EU TAXATION OF SAVINGS INCOME AGREEMENTS: REPLACEMENT OF THE RETENTION TAX BY AUTOMATIC EXCHANGE OF INFORMATION

Lodged au Greffe on 12th November 2013 by the Minister for External Relations

STATES GREFFE

2013   Price code: A  P.150

PROPOSITION

THE STATES are asked to decide whether they are of opinion

to agree, with regard to the EU Taxation of Savings Income Agreements, to replace the retention tax with automatic exchange of information, as set out in the report of the Minister for External Relations dated 4th November 2013.
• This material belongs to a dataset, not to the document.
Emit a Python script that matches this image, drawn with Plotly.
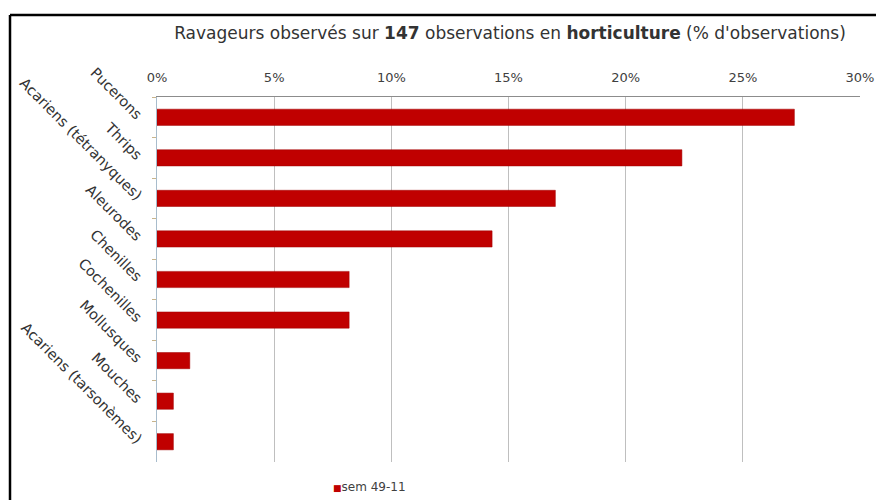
import plotly.graph_objects as go

categories = ["Pucerons", "Thrips", "Acariens (tétranyques)", "Aleurodes", "Chenilles",
              "Cochenilles", "Mollusques", "Mouches", "Acariens (tarsonèmes)"]
values = [27.2, 22.4, 17.0, 14.3, 8.2, 8.2, 1.4, 0.7, 0.7]
series_name = "sem 49-11"
x_ticks = [0, 5, 10, 15, 20, 25, 30]
x_tick_labels = [f"{v}%" for v in x_ticks]

BAR = "#c00000"
FONT = "DejaVu Sans"

fig = go.Figure()
fig.add_trace(go.Bar(
    y=categories, x=values, orientation="h", name=series_name,
    marker=dict(color=BAR, line=dict(color="#a00000", width=0.5)),
    width=0.4, showlegend=False,
))

W, H = 876, 500
L, R, T, B = 157, 16, 97, 38
pw, ph = W - L - R, H - T - B

def px_x(p):
    return (p - L) / pw

def px_y(p):
    return (H - B - p) / ph

fig.update_layout(
    width=W, height=H,
    margin=dict(l=L, r=R, t=T, b=B, autoexpand=False),
    paper_bgcolor="white", plot_bgcolor="white",
    font=dict(family=FONT, color="#404040", size=12),
    showlegend=False,
    title=dict(
        text="Ravageurs observés sur <b>147</b> observations en <b>horticulture</b> (% d'observations)",
        xref="container", x=510 / W, xanchor="center",
        yref="container", y=1 - 33 / H, yanchor="middle",
        font=dict(family=FONT, size=17, color="#333333"),
    ),
    xaxis=dict(
        side="top", range=[0, 30], tickvals=x_ticks, ticktext=x_tick_labels,
        showgrid=True, gridcolor="#bfbfbf", gridwidth=1,
        showline=True, linecolor="#8c8c8c", linewidth=1,
        zeroline=False, ticks="", ticklabelstandoff=9,
        tickfont=dict(size=13, color="#404040"),
        automargin=False, fixedrange=True,
    ),
    yaxis=dict(
        autorange="reversed", type="category",
        tickangle=45, tickson="boundaries", ticks="outside", ticklen=4,
        tickcolor="#c8b48c", showline=True, linecolor="#a8bccc", linewidth=1,
        showgrid=False, ticklabelstandoff=12, automargin=False,
        tickfont=dict(size=14.5, color="#333333"),
    ),
    bargap=0.6,
    annotations=[
        dict(xref="paper", yref="paper", x=px_x(331), y=px_y(487),
             xanchor="left", yanchor="middle", showarrow=False,
             text=f"<span style='color:{BAR};font-size:9px'>■</span>{series_name}",
             font=dict(family=FONT, size=12, color="#404040")),
    ],
    shapes=[
        dict(type="line", xref="paper", yref="paper", x0=px_x(10), x1=px_x(876),
             y0=px_y(15), y1=px_y(15), line=dict(color="black", width=2.5)),
        dict(type="line", xref="paper", yref="paper", x0=px_x(10), x1=px_x(10),
             y0=px_y(15), y1=px_y(500), line=dict(color="black", width=2.5)),
    ],
)

fig.write_html("out.html", config={"displayModeBar": False})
MINISTER FOR EXTERNAL RELATIONS

REPORT

  1. The States are asked to agree, with regard to the EU Taxation of Savings Income Agreements, to replace the retention tax with automatic exchange of information.

Background

  1. The States, on 22nd June 2004, adopted P.97/2004 and agreed –
  1. to approve the two Model Agreements, as set out in the Appendix to the Report of the Policy and Resources Committee dated 14th May 2004, as the basis of the Bilateral Agreements on Taxation of Savings Income to be entered into with each of the 25 Member States of the European Union;
  2. to authorise the President of the Policy and Resources Committee to sign these Bilateral Agreements or any documents ancillary thereto on behalf of the Island; and
  3. to charge  the  Policy  and  Resources  Committee  to prepare  the necessary legislative changes to enable the implementation of these Agreements for consideration by the States.
  1. The States, on 21st June 2005, made Regulations providing for the bringing into effect of the Bilateral Agreements on Taxation of Savings Income entered into  with  each  of  the  then  25  Member  States  of  the  European  Union. Subsequently the States, on 16th January 2007, made Regulations providing for the accession to the European Union of Bulgaria and Romania.
  2. In agreeing voluntarily to support the EU in the implementation of the EU Directive on the Taxation of Savings Income, Jersey, together with Guernsey and the Isle of Man, decided to follow Austria, Belgium and Luxembourg in opting for the application of a retention tax rather than the automatic exchange of information (AEOI) applied by the other EU Member States. This was also the decision of Switzerland. It was considered that this best safeguarded the Island's position vis-à-vis its main competitors in Europe. Safeguarding the competitive position, particularly in relation to Switzerland, and reflecting a different business mix, was also the reason why Jersey did not follow the Isle of Man and subsequently Guernsey in making an earlier move to AEOI.
  3. The policy has been to hold back from replacing the retention tax with AEOI until the EU has got its own house in order and Austria and Luxembourg have decided to make the move to AEOI. When the latter occurs, which is expected to be  in  2015,  the  transitional  arrangements  under  the  EU  Savings  Tax Directive providing for the option of a retention or withholding tax will come to an end for Jersey. Under the terms of the Agreements entered into with all the Member States, Jersey would then also be obliged to move to AEOI. However, Jersey has always stated that once itis clear the EU is moving to full AEOI, it would consider whether to make a move ahead of when it would have no alternative but to do so.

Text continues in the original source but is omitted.